Si se consideraba demasiado polémico exponer en el texto constitucional los mimbres espirituales de Europa se hubiera podido iluminar su abstrusidad con los más poderosos relámpagos críticos. Si era peligroso hablar de Grecia, el judaísmo, el cristianismo, la ilustración, la utopía revolucionaria se podía recurrir a lo que, en definitiva, es el principal tesoro de lo que llamamos Europa: la capacidad para descubrir y proclamar las barbaridades cometidas. El cristiano Bartolomé de las Casas denunció los crímenes cometidos en nombre de la cristiandad, el revolucionario Schiller protestó en Cartas sobre la educación estética del hombre (otro gran librito de acompañamiento) contra las aberraciones perpetradas por la Revolución. Incluso la Europa espiritualmente empobrecida de la segunda mitad del siglo XX ha acabado mirando de cara -aunque con demasiada frecuencia también de reojo- las que han sido sus peores invenciones: el antisemitismo, el nazismo, el estalinismo.

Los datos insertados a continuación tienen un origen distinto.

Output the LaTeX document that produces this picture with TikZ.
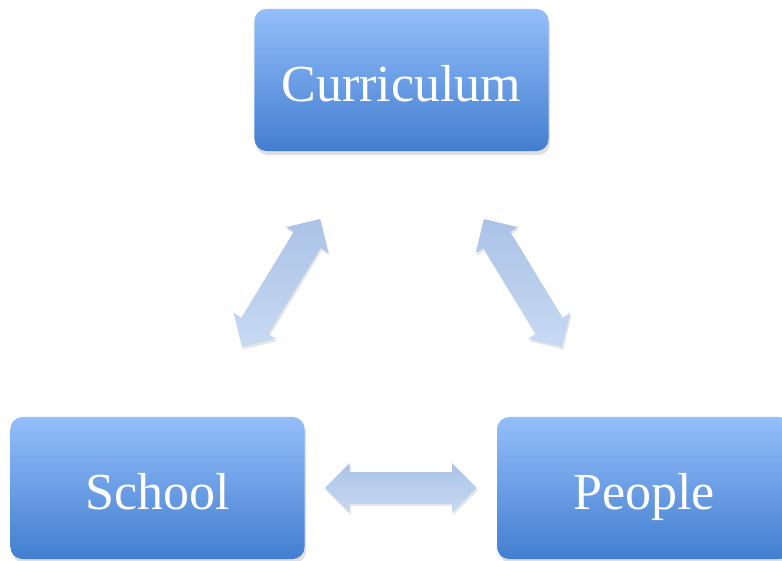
\documentclass[tikz,border=0pt]{standalone}
\usepackage{fontspec}
\setmainfont{Liberation Serif}
\usetikzlibrary{positioning,calc,shapes.arrows,shadows}
\definecolor{boxtop}{RGB}{148,190,250}
\definecolor{boxbot}{RGB}{66,126,208}
\definecolor{arrtop}{RGB}{170,194,230}
\definecolor{arrbot}{RGB}{200,218,243}

\begin{document}
\begin{tikzpicture}[x=0.025cm,y=-0.025cm,
			box/.style={rectangle,rounded corners=0.3cm,minimum width=7.35cm,minimum height=3.55cm,
				top color=boxtop,bottom color=boxbot,draw=none,text=white,
				text height=1.06cm,text depth=0cm,
				font=\fontsize{37}{40}\selectfont,
				drop shadow={shadow xshift=0.04cm,shadow yshift=-0.1cm,opacity=0.25}},
			biarrow/.style={double arrow,inner xsep=0pt,inner ysep=0.3875cm,minimum width=1.225cm,
				minimum height=3.8cm,double arrow head extend=0.225cm,
				top color=arrtop,bottom color=arrbot,draw=none,
				drop shadow={shadow xshift=0.03cm,shadow yshift=-0.06cm,opacity=0.2}}]
			\useasboundingbox (0,0) rectangle (782,560);
			\clip (0,0) rectangle (782,560);
			\node (curr) [box] at (401.5,80) {Curriculum};
			\node (school) [box] at (157.5,488) {School};
			\node (people) [box,right=4.8cm of school] {People};
			% links between the three
			\node (sp) [biarrow] at ($(school.east)!0.5!(people.west)$) {};
			\node (cs) [biarrow,minimum height=3.75cm,rotate=58.6] at (281,283) {};
			\node (cp) [biarrow,minimum height=3.75cm,rotate=-58.6] at (523,283) {};
		\end{tikzpicture}
\end{document}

No tenemos constancia de ninguna otra civilización que haya tenido los destellos autocríticos de Europa, ni en el pasado, pese a las grandes aportaciones culturales de otras tradiciones, ni en el presente en el que el poder norteamericano -no sé si es posible hablar de "civilización norteamericana"- se basa precisamente en la negación de toda crítica con respecto a las condiciones de su dominación y a la consecuente destrucción que ésta ha llevado consigo: el mundo que conmemora Auschwitz y pronto, espero, conmemorará el Gulag aún debe experimentar la asunción de la vergüenza de Hiroshima. Por mi parte, lo escribí hace tiempo, me inclinaba por incluir la pasión y el horror de Europa en el texto constitucional, algo que por lo visto choca con el miedo a lo inapropiado que tan a menudo nos conduce a la autocensura. Al menos se hubiera podido rescatar la pedagogía crítica de Europa, un ejercicio útil para el ciudadano en una época en la que no predomina tanto el dilema entre la civilización o la barbarie como el camuflaje de la barbarie como civilización.

Si junto al ejemplar de Una Constitución europea tan timorata y monótona el futuro elector hubiera tenido la oportunidad de leer el librito de Steiner seguramente su idea de Europa se enriquecería de forma notable. O, algo más cercano a la vida, su idea de los europeos.

George Steiner alude a tres factores que, incluidos en el texto constitucional, hubieran ayudado a la comprensión de lo que está en juego mucho más que los farragosos parágrafos: los cafés, el paseo, los rótulos de las calles. Llamamos europeo al hijo espiritual de Atenas y Jerusalén, fruto de una cópula y un duelo al mismo tiempo. Pero todo esto sería demasiado brumoso si este hombre -al que hemos llamado europeo- no hubiera sido capaz de trasladar sus ilusiones y sus frustraciones al escenario de su mundo cotidiano.

En un momento en el que escasean los cafés, en el que el conductor prevalece sobre el peatón y en el que los futbolistas son más respetados que los científicos el lector de la Constitución europea (inducido a su lectura precisamente por futbolistas) quedaría asombrado al comprobar hasta qué punto, como demuestra Steiner, el talante de la Europa moderna se ha moldeado en la conversación de café, en la larga caminata por un territorio de escala humana y en el homenaje gráfico que nuestro callejero hace a nuestra memoria.

Se hubiera tenido que dar al ciudadano europeo la oportunidad de recordar que, junto a las otras riquezas, la auténtica riqueza de Europa se ha amasado en el café Central o en el Cabaret Voltaire, en los paseos de Stendhal o de Pla, en la posibilidad de dirigirse, no a la calle 41 con la avenida 7, sino a la calle Virgilio, esquina Einstein.

De lo contrario queda la amnesia. Pero para bien o para mal el horizonte de Europa siempre ha sido su memoria.